Por isso, lhe encorajo a sacudir a poeira de sua roupa de peregrina e continuar em frente. Ao nosso lado, o mundo tentará roubar a cena e tirar nossos olhos do que é verdadeiramente importante. Atrás, ficam as lutas, os erros, o passado da mulher que já deixamos de ser. À frente, um caminho estreito e incerto, mas que poderemos seguir com a companhia do nosso Mestre.

E acima, ah, querida leitora, acima está a promessa do que é uma vida de verdade. A Eternidade sem dor, sem choro, sem luto, sem tristeza e sem motivos para desistir. Lá, no glorioso céu que nos aguarda, nada mais irá nos distrair, pois a beleza de Cristo resplandecerá em todos os cantos.

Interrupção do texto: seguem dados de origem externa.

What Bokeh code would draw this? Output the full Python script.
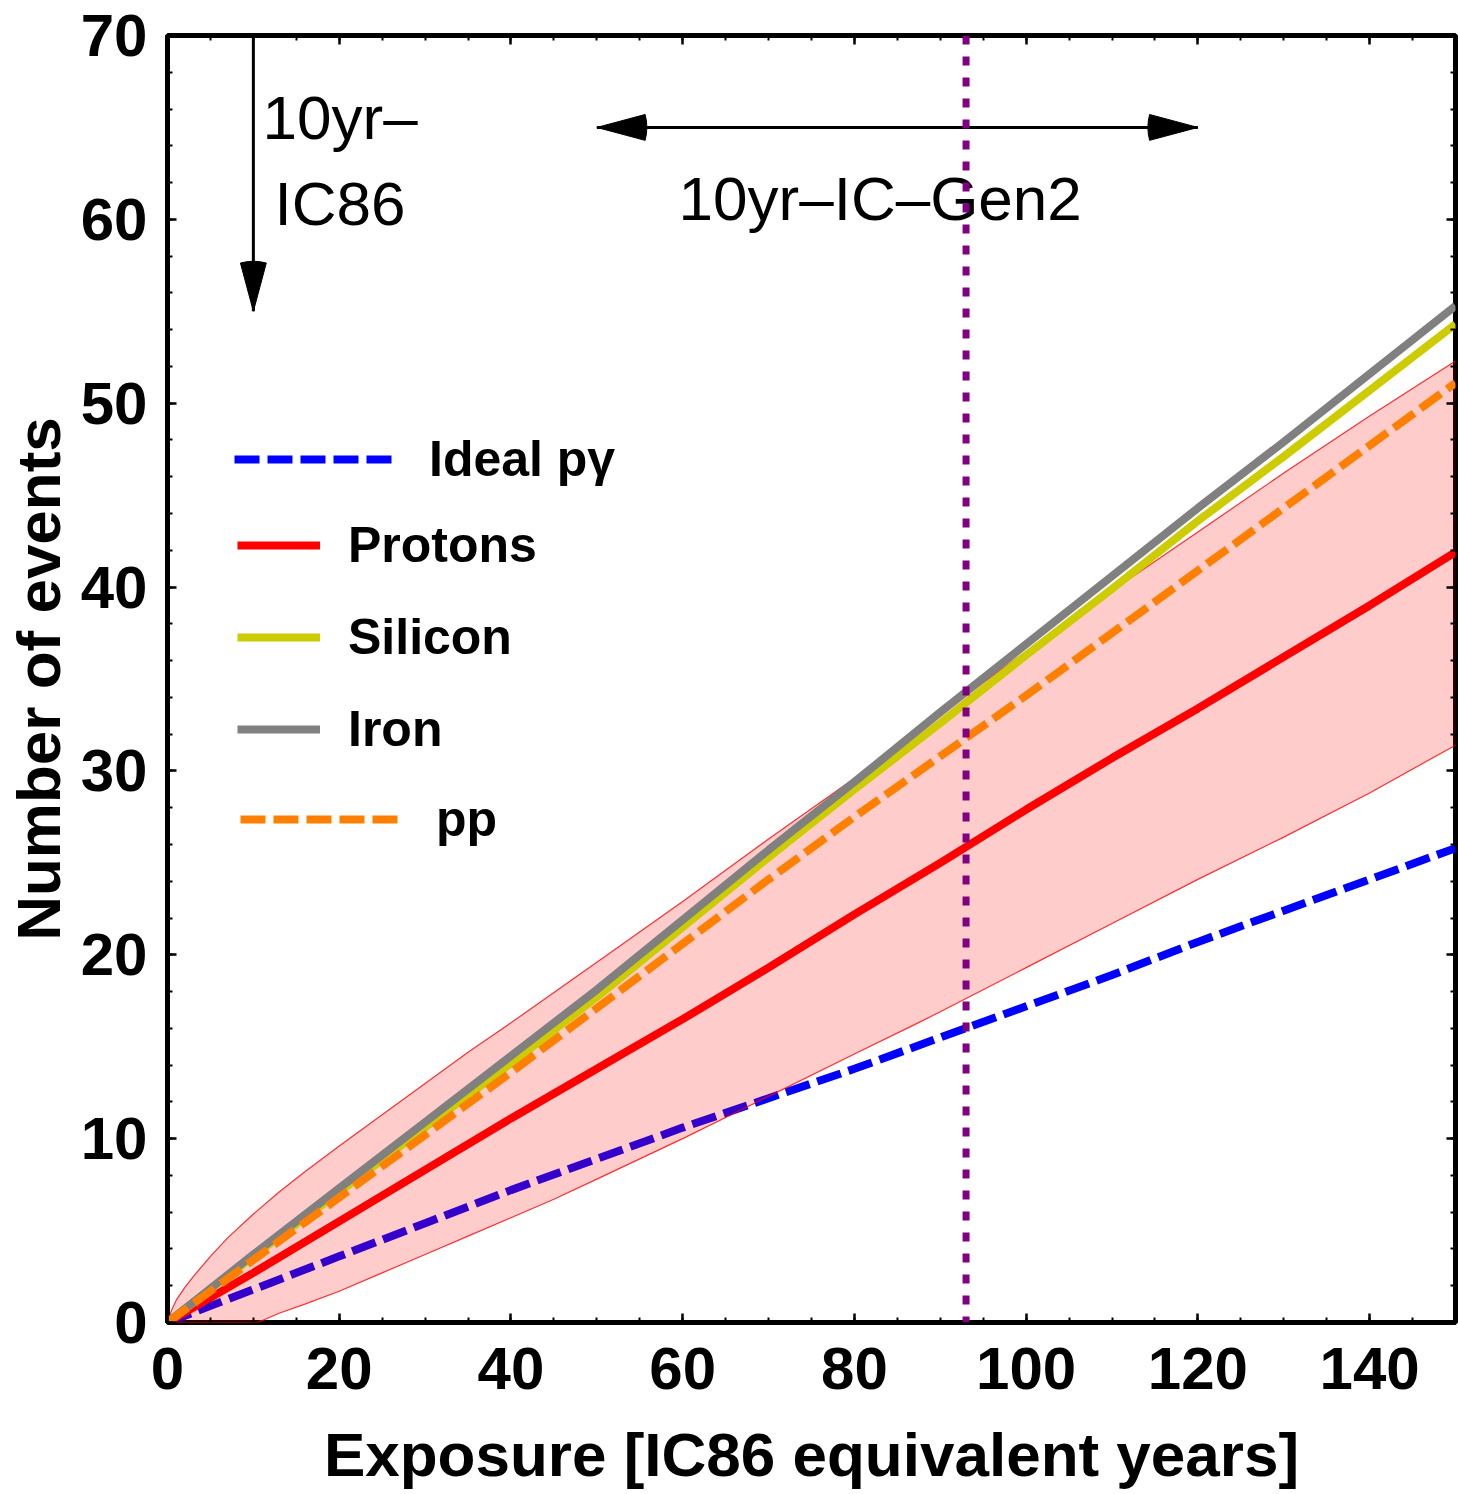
from bokeh.plotting import figure
from bokeh.models import (Legend, LegendItem, Span, SingleIntervalTicker, LinearAxis, Range1d,
                          CustomLabelingPolicy)
from bokeh.core.properties import value
from bokeh.embed import file_html
from bokeh.resources import INLINE

# ---------------- data ----------------
years = [0, 10, 20, 30, 40, 50, 60, 70, 80, 90, 100, 110, 120, 130, 140, 150]
ideal_pg = [0, 1.8, 3.6, 5.4, 7.2, 8.9, 10.6, 12.2, 13.8, 15.5, 17.2, 18.9, 20.7, 22.4, 24.1, 25.8]
protons = [0, 2.7, 5.5, 8.3, 11.1, 13.8, 16.5, 19.3, 22.2, 25.0, 27.9, 30.7, 33.4, 36.2, 39.0, 41.9]
silicon = [0, 3.6, 7.1, 10.6, 14.1, 17.7, 21.5, 25.3, 29.0, 32.6, 36.3, 39.9, 43.6, 47.1, 50.7, 54.3]
iron = [0, 3.7, 7.3, 10.9, 14.5, 18.1, 21.9, 25.7, 29.4, 33.2, 36.9, 40.6, 44.3, 47.9, 51.6, 55.3]
pp = [0, 3.4, 6.8, 10.2, 13.6, 17.1, 20.6, 24.1, 27.5, 30.8, 34.1, 37.5, 40.9, 44.3, 47.7, 51.1]

band_x = [0, 0.5, 1, 2, 3, 5, 7, 10, 10.5, 13, 16, 20, 25, 30, 35, 40, 45, 50, 60, 70, 80, 87,
          90, 100, 110, 120, 130, 140, 150]
band_hi = [0, 0.7, 1.2, 1.9, 2.5, 3.6, 4.6, 5.9, 6.1, 7.1, 8.2, 9.6, 11.3, 13.0, 14.7, 16.3, 17.95,
           19.6, 22.9, 26.3, 29.6, 32.0, 33.1, 36.5, 39.8, 43.0, 46.2, 49.3, 52.3]
band_lo = [0, 0, 0, 0, 0, 0, 0, 0, 0, 0.5, 1.0, 1.7, 2.7, 3.7, 4.7, 5.7, 6.7, 7.8, 10.0, 12.3,
           14.6, 16.2, 16.9, 19.3, 21.7, 24.1, 26.4, 28.8, 31.4]

gen2_exposure = 93          # vertical dotted line
ic86_arrow_x = [10]
ic86_arrow_y0 = [70]
ic86_arrow_y1 = [55]
gen2_arrow_x0 = [50]
gen2_arrow_x1 = [120]
gen2_arrow_y = [65]

ann_text = ["10yr\u2013", "IC86", "10yr\u2013IC\u2013Gen2"]
ann_x = [20.1, 20.1, 83.0]
ann_y = [65.55, 60.85, 61.15]

x_label = "Exposure [IC86 equivalent years]"
y_label = "Number of events"

FONT = "Liberation Sans"

p = figure(width=1458, height=1494,
           x_range=Range1d(0, 150), y_range=Range1d(0, 70),
           output_backend="svg", toolbar_location=None,
           min_border_left=167, min_border_right=3,
           min_border_top=35, min_border_bottom=172)
p.grid.visible = False
p.outline_line_color = "black"
p.outline_line_width = 5
p.background_fill_color = "white"
p.border_fill_color = "white"

xt = SingleIntervalTicker(interval=20, num_minor_ticks=4)
yt = SingleIntervalTicker(interval=10, num_minor_ticks=5)
bottom_ax = p.below[0]
left_ax = p.left[0]
bottom_ax.ticker = xt
left_ax.ticker = yt
top_ax = LinearAxis(ticker=xt)
right_ax = LinearAxis(ticker=yt)
p.add_layout(top_ax, "above")
p.add_layout(right_ax, "right")

for ax in (bottom_ax, left_ax, top_ax, right_ax):
    ax.axis_line_color = None
    ax.major_tick_in = 9
    ax.major_tick_out = 0
    ax.minor_tick_in = 5
    ax.minor_tick_out = 0
    ax.major_tick_line_width = 2.5
    ax.minor_tick_line_width = 2
    ax.major_label_text_font = FONT
    ax.major_label_text_font_style = "bold"
    ax.major_label_text_font_size = "60px"
    ax.major_label_text_color = "black"
    ax.axis_label_text_font = FONT
    ax.axis_label_text_font_style = "bold"
    ax.axis_label_text_font_size = "62px"
    ax.axis_label_text_color = "black"

hide_all = CustomLabelingPolicy(code="""
    for (const i of indices) indices.unset(i)
    return indices
""")
for ax in (top_ax, right_ax):
    ax.major_label_policy = hide_all
    ax.major_label_text_font_size = "0px"
    ax.major_label_standoff = 0

bottom_ax.axis_label = x_label
bottom_ax.major_label_standoff = 25
bottom_ax.axis_label_standoff = 28
left_ax.axis_label = y_label
left_ax.major_label_standoff = 20
left_ax.axis_label_standoff = 5

# ---------------- curves ----------------
r_pg = p.line(years, ideal_pg, line_color="#0000FF", line_width=8, line_dash="25 8")

p.varea(x=band_x, y1=band_lo, y2=band_hi, fill_color="#FF0000", fill_alpha=0.2)
p.line(band_x, band_hi, line_color="#FF0000", line_width=1.2, line_alpha=0.8)
p.line(band_x, band_lo, line_color="#FF0000", line_width=1.2, line_alpha=0.8)

r_p = p.line(years, protons, line_color="#FF0000", line_width=8)
r_si = p.line(years, silicon, line_color="#CCCC00", line_width=8)
r_fe = p.line(years, iron, line_color="#808080", line_width=8)
r_pp = p.line(years, pp, line_color="#FF8000", line_width=8, line_dash="25 8")

p.add_layout(Span(location=gen2_exposure, dimension="height", line_color="#800080",
                  line_width=7, line_dash="9 12"))

# ---------------- arrows ----------------
p.segment(x0=ic86_arrow_x, y0=ic86_arrow_y0, x1=ic86_arrow_x, y1=ic86_arrow_y1,
          line_color="black", line_width=3)
p.wedge(x=ic86_arrow_x, y=ic86_arrow_y1, radius=50, radius_units="screen",
        start_angle=75, end_angle=105, start_angle_units="deg", end_angle_units="deg",
        fill_color="black", line_color="black")
p.segment(x0=gen2_arrow_x0, y0=gen2_arrow_y, x1=gen2_arrow_x1, y1=gen2_arrow_y,
          line_color="black", line_width=3)
p.wedge(x=gen2_arrow_x0 + gen2_arrow_x1, y=gen2_arrow_y * 2, radius=50, radius_units="screen",
        start_angle=[-15, 165], end_angle=[15, 195],
        start_angle_units="deg", end_angle_units="deg",
        fill_color="black", line_color="black")

p.text(x=ann_x, y=ann_y, text=ann_text, text_font=value(FONT), text_font_size="62px",
       text_align="center", text_baseline="alphabetic", text_color="black")

# ---------------- legends ----------------
def make_legend(items, loc, gw, standoff):
    lg = Legend(items=items, location=loc, glyph_width=gw, glyph_height=56,
                label_height=56, label_standoff=standoff, spacing=34,
                padding=0, margin=0, border_line_alpha=0, background_fill_alpha=0,
                label_text_font=FONT, label_text_font_style="bold",
                label_text_font_size="50px", label_text_color="black")
    p.add_layout(lg)
    return lg

make_legend([LegendItem(label="Ideal p\u03b3", renderers=[r_pg])], (67, 834), 158, 37)
make_legend([LegendItem(label="Protons", renderers=[r_p]),
             LegendItem(label="Silicon", renderers=[r_si]),
             LegendItem(label="Iron", renderers=[r_fe])], (70, 564), 83, 28)
make_legend([LegendItem(label="pp", renderers=[r_pp])], (73, 474), 158, 38)

open("out.html", "w").write(file_html(p, INLINE))
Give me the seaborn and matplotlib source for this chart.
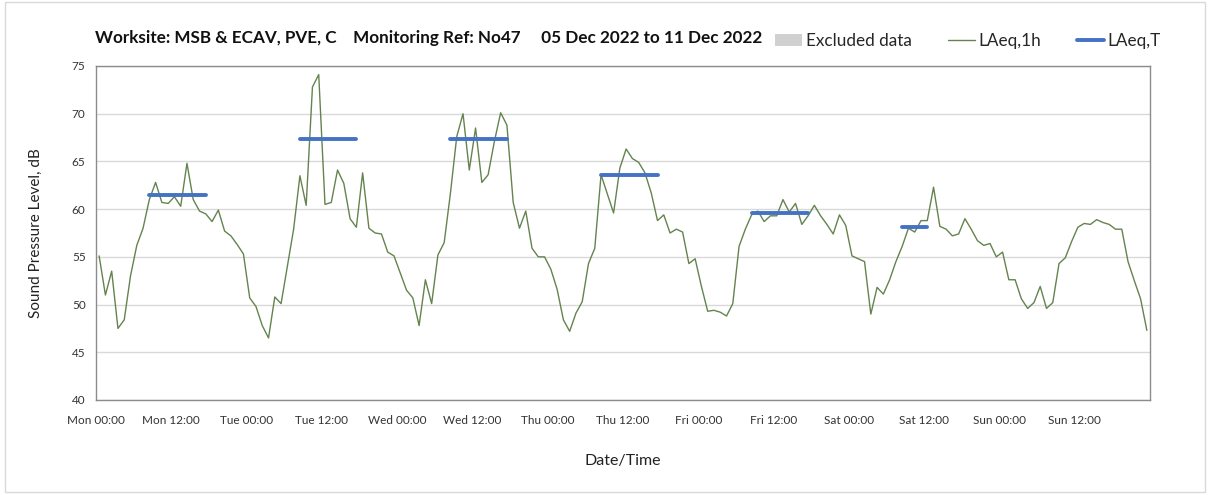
import numpy as np
import pandas as pd
import matplotlib
matplotlib.use("Agg")
import matplotlib.pyplot as plt
import seaborn as sns
from matplotlib.patches import Patch, Rectangle
from matplotlib.lines import Line2D

# ---- data (hourly LAeq,1h, plotted at hour midpoints) ----
mon = [55.1, 51.0, 53.5, 47.5, 48.4, 53.0, 56.2, 58.0, 61.0, 62.8, 60.7, 60.6,
       61.3, 60.3, 64.8, 61.0, 59.8, 59.5, 58.7, 59.9, 57.7, 57.2, 56.3, 55.3]
tue = [50.7, 49.8, 47.8, 46.5, 50.8, 50.1, 54.0, 57.9, 63.5, 60.4, 72.8, 74.1,
       60.5, 60.7, 64.1, 62.7, 59.0, 58.1, 63.8, 58.0, 57.5, 57.4, 55.5, 55.1]
wed = [53.3, 51.5, 50.7, 47.8, 52.6, 50.1, 55.2, 56.5, 61.7, 67.6, 70.0, 64.1,
       68.5, 62.8, 63.6, 67.1, 70.1, 68.8, 60.7, 58.0, 59.8, 55.9, 55.0, 55.0]
thu = [53.7, 51.6, 48.4, 47.2, 49.1, 50.3, 54.3, 55.9, 63.6, 61.6, 59.6, 64.3,
       66.3, 65.3, 64.9, 63.8, 61.7, 58.8, 59.4, 57.5, 57.9, 57.6, 54.3, 54.8]
fri = [51.9, 49.3, 49.4, 49.2, 48.8, 50.1, 56.1, 57.9, 59.4, 59.8, 58.7, 59.3,
       59.3, 61.0, 59.7, 60.6, 58.4, 59.3, 60.4, 59.3, 58.4, 57.4, 59.4, 58.3]
sat = [55.1, 54.8, 54.5, 49.0, 51.8, 51.1, 52.6, 54.5, 56.1, 58.0, 57.6, 58.8,
       58.8, 62.3, 58.2, 57.9, 57.2, 57.4, 59.0, 57.9, 56.7, 56.2, 56.4, 55.0]
sun = [55.5, 52.6, 52.6, 50.6, 49.6, 50.2, 51.9, 49.6, 50.2, 54.3, 54.9, 56.6,
       58.1, 58.5, 58.4, 58.9, 58.6, 58.4, 57.9, 57.9, 54.5, 52.5, 50.6, 47.3]

# LAeq,T per day: value, start hour, end hour
laeqT_values = [61.5, 67.4, 67.4, 63.6, 59.6, 58.1]
laeqT_start = [8.5, 32.5, 56.5, 80.5, 104.5, 128.5]
laeqT_end = [17.5, 41.5, 65.5, 89.5, 113.5, 132.5]

tick_labels = ["Mon 00:00", "Mon 12:00", "Tue 00:00", "Tue 12:00", "Wed 00:00",
               "Wed 12:00", "Thu 00:00", "Thu 12:00", "Fri 00:00", "Fri 12:00",
               "Sat 00:00", "Sat 12:00", "Sun 00:00", "Sun 12:00", ""]

title = "Worksite: MSB & ECAV, PVE, C    Monitoring Ref: No47     05 Dec 2022 to 11 Dec 2022"

# ---- build frames ----
levels = mon + tue + wed + thu + fri + sat + sun
hours = np.arange(len(levels)) + 0.5
df1h = pd.DataFrame({"hour": hours, "level": levels})

rows = []
for i, (v, s, e) in enumerate(zip(laeqT_values, laeqT_start, laeqT_end)):
    rows.append({"seg": i, "hour": s, "level": v})
    rows.append({"seg": i, "hour": e, "level": v})
dfT = pd.DataFrame(rows)

# ---- plot ----
sns.set_theme(style="white")
plt.rcParams["font.family"] = ["Lato", "DejaVu Sans"]

fig = plt.figure(figsize=(12.08, 4.95), dpi=100)
ax = fig.add_axes([96 / 1208, 1 - 400 / 495, (1150 - 96) / 1208, (400 - 66) / 495])

green = "#64834f"
blue = "#4472C4"

sns.lineplot(data=df1h, x="hour", y="level", ax=ax, color=green, lw=1.0,
             estimator=None, legend=False)
sns.lineplot(data=dfT, x="hour", y="level", units="seg", estimator=None, ax=ax,
             color=blue, lw=2.8, legend=False)

ax.set_xlim(0, 168)
ax.set_ylim(40, 75)
ax.set_yticks(np.arange(40, 76, 5))
ax.set_xticks(np.arange(0, 169, 12))
ax.set_xticklabels(tick_labels)
ax.set_xticks(np.arange(0, 169, 24), minor=True)
ax.tick_params(axis="both", which="major", labelsize=8.5, colors="#404040",
               length=4, width=0.8, direction="out")
ax.tick_params(axis="x", which="major", pad=7)
ax.tick_params(axis="x", which="minor", length=0)
for lab in ax.get_xticklabels() + ax.get_yticklabels():
    lab.set_color("#333333")
ax.tick_params(axis="both", which="major", color="#898989")

ax.grid(False)
ax.yaxis.grid(True, color="#d9d9d9", lw=1)
ax.xaxis.grid(True, which="minor", color="#d9d9d9", lw=1)
ax.set_axisbelow(True)
for sp in ax.spines.values():
    sp.set_color("#8c8c8c")
    sp.set_linewidth(1)

ax.set_xlabel("Date/Time", fontsize=11.5, color="#222222", labelpad=20)
ax.set_ylabel("Sound Pressure Level, dB", fontsize=11, color="#222222", labelpad=21)

fig.text(95 / 1208, 1 - 38 / 495, title, fontsize=12.3, fontweight="bold",
         color="#111111", ha="left", va="center")

# legend
handles = [Patch(facecolor="#d0d0d0", edgecolor="none", label="Excluded data"),
           Line2D([0], [0], color=green, lw=1.0, label="LAeq,1h"),
           Line2D([0], [0], color=blue, lw=2.8, label="LAeq,T")]
fig.legend(handles=handles, loc="center left", bbox_to_anchor=(775 / 1208, 1 - 41 / 495),
           ncol=3, frameon=False, fontsize=12.3, handlelength=1.6, handletextpad=0.2,
           columnspacing=2.1, borderaxespad=0, borderpad=0)

# outer chart-area border
fig.patches.append(Rectangle((5 / 1208, 3 / 495), 1200 / 1208, 490 / 495,
                             transform=fig.transFigure, fill=False,
                             edgecolor="#d9d9d9", lw=1))

fig.savefig("out.png", dpi=100, facecolor="white")
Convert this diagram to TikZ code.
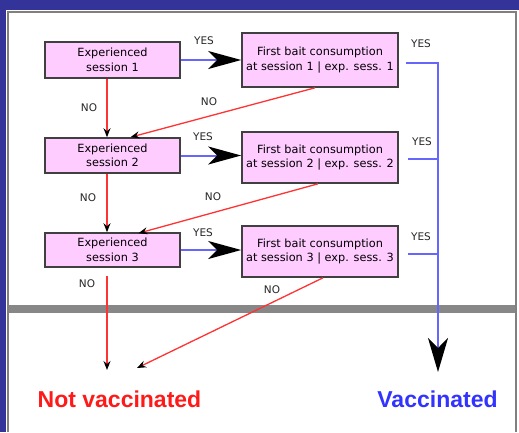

Encerro com outro trecho da música “Voar”: “Ao conhecer as coisas lá do alto, pra terra não se quer mais olhar”. Que esta seja nossa nova perspectiva: viver com os pés na terra e os olhos (e o coração!) voltados para o céu. Vivendo de forma piedosa, seguindo em frente, mesmo em meio aos problemas, imitando a Cristo, mas, em todo o tempo, esperando pela verdadeira Vida que teremos com o Eterno. Não há nada tão bom quanto esse futuro que nos aguarda!